• **Exercise objective**
Begin with the first line of the material and write out each line exactly, ending with the line that contains "var yTicks = [0, 20, 40, 60, 80, 100];". Pictures are not part of the copy.

• **Information provided**
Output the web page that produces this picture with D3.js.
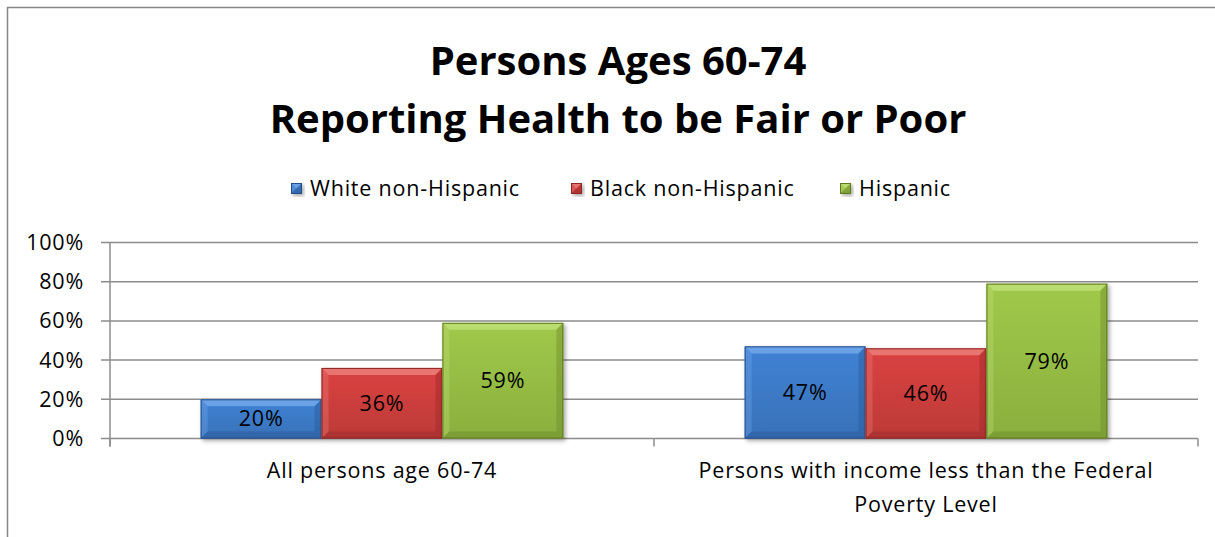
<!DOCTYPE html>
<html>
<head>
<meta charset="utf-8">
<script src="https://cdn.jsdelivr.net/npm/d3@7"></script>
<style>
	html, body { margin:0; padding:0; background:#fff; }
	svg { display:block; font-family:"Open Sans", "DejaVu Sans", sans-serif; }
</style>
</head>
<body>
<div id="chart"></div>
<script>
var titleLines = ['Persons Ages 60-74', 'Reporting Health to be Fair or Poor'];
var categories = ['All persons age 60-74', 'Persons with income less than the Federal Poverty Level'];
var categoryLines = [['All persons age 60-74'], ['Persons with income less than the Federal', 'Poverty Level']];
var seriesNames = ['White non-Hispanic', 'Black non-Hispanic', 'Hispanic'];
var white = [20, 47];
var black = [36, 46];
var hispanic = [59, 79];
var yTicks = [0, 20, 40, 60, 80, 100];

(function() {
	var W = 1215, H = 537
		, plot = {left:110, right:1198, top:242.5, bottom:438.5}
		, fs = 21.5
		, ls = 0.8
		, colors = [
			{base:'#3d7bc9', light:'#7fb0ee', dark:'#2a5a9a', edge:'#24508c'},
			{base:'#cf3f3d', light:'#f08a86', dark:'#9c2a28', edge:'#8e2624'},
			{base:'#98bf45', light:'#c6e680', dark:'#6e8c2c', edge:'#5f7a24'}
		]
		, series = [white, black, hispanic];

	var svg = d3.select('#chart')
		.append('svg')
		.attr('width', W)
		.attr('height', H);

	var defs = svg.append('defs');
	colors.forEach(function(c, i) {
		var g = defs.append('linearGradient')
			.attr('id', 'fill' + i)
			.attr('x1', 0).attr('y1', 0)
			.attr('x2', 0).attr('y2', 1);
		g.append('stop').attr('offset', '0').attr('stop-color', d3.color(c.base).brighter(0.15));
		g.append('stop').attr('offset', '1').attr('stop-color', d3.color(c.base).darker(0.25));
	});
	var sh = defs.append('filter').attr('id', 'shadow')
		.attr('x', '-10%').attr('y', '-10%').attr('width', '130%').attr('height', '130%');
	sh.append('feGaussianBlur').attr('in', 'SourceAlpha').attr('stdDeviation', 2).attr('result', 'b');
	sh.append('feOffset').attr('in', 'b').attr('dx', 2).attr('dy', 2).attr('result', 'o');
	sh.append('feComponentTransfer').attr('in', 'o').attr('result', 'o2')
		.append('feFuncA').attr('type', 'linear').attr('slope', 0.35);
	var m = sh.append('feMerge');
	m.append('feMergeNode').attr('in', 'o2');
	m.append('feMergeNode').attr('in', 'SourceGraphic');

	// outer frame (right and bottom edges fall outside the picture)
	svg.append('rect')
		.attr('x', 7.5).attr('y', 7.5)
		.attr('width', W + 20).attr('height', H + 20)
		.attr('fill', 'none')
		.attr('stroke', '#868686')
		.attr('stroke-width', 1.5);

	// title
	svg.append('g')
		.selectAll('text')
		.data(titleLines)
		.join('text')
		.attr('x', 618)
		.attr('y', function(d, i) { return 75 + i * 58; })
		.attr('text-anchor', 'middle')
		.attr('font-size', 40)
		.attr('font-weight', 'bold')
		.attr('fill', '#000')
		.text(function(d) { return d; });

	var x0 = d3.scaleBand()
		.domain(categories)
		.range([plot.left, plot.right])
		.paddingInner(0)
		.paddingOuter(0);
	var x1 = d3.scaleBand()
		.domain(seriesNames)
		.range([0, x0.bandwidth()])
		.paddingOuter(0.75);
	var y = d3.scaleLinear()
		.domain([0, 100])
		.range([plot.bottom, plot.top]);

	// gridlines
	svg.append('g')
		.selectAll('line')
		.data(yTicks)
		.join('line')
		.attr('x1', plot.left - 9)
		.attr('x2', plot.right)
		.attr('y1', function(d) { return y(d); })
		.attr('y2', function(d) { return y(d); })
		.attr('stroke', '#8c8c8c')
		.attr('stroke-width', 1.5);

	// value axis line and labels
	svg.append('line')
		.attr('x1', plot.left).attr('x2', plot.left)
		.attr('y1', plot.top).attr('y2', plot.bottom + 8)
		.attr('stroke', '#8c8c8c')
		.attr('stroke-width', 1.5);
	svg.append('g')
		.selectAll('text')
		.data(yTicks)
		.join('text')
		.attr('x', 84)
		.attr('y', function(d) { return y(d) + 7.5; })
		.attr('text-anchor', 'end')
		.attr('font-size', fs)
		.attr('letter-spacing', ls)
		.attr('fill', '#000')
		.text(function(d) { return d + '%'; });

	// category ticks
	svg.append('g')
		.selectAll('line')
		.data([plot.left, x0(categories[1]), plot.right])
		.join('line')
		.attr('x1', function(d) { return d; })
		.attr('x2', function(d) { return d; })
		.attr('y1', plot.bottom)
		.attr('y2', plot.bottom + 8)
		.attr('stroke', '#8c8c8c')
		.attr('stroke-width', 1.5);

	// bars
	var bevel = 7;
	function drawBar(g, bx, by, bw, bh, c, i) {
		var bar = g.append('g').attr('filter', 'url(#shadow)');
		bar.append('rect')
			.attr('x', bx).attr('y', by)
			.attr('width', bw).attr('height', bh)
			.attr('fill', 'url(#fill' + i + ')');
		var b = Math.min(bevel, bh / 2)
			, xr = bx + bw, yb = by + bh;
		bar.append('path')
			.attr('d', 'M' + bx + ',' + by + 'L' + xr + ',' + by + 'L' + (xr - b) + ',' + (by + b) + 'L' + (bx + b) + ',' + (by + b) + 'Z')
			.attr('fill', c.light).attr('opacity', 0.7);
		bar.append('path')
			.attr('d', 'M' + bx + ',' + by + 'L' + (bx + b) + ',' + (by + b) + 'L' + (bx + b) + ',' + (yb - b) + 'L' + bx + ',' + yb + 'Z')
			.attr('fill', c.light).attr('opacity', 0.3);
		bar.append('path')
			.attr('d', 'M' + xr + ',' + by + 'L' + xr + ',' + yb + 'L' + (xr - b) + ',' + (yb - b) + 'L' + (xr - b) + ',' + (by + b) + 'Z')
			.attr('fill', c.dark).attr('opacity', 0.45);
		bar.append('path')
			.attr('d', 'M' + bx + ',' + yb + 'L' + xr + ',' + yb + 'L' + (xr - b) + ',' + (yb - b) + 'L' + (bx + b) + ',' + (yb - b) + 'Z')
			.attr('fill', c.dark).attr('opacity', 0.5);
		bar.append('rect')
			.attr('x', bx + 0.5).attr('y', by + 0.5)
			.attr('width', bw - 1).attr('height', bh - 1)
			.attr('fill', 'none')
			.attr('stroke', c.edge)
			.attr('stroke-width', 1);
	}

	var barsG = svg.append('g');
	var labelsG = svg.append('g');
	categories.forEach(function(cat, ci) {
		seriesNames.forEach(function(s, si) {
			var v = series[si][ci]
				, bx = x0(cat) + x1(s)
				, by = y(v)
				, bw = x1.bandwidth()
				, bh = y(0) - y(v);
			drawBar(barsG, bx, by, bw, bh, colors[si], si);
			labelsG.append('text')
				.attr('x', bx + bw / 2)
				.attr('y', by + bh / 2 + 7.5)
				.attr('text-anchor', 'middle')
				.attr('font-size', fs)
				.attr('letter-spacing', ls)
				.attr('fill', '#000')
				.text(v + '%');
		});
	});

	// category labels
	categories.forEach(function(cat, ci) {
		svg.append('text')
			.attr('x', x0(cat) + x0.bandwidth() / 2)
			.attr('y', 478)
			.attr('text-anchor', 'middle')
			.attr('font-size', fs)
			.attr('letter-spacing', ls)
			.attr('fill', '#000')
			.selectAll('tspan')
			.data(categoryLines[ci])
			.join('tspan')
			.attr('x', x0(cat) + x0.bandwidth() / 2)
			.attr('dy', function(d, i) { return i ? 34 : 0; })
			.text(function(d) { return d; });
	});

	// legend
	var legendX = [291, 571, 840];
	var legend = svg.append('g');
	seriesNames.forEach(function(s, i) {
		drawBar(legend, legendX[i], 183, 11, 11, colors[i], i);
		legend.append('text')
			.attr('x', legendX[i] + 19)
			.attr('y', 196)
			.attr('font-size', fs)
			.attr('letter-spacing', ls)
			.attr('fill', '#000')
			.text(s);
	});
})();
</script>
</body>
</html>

• **Result of the exercise**
Output the web page that produces this picture with D3.js.
<!DOCTYPE html>
<html>
<head>
<meta charset="utf-8">
<script src="https://cdn.jsdelivr.net/npm/d3@7"></script>
<style>
	html, body { margin:0; padding:0; background:#fff; }
	svg { display:block; font-family:"Open Sans", "DejaVu Sans", sans-serif; }
</style>
</head>
<body>
<div id="chart"></div>
<script>
var titleLines = ['Persons Ages 60-74', 'Reporting Health to be Fair or Poor'];
var categories = ['All persons age 60-74', 'Persons with income less than the Federal Poverty Level'];
var categoryLines = [['All persons age 60-74'], ['Persons with income less than the Federal', 'Poverty Level']];
var seriesNames = ['White non-Hispanic', 'Black non-Hispanic', 'Hispanic'];
var white = [20, 47];
var black = [36, 46];
var hispanic = [59, 79];
var yTicks = [0, 20, 40, 60, 80, 100];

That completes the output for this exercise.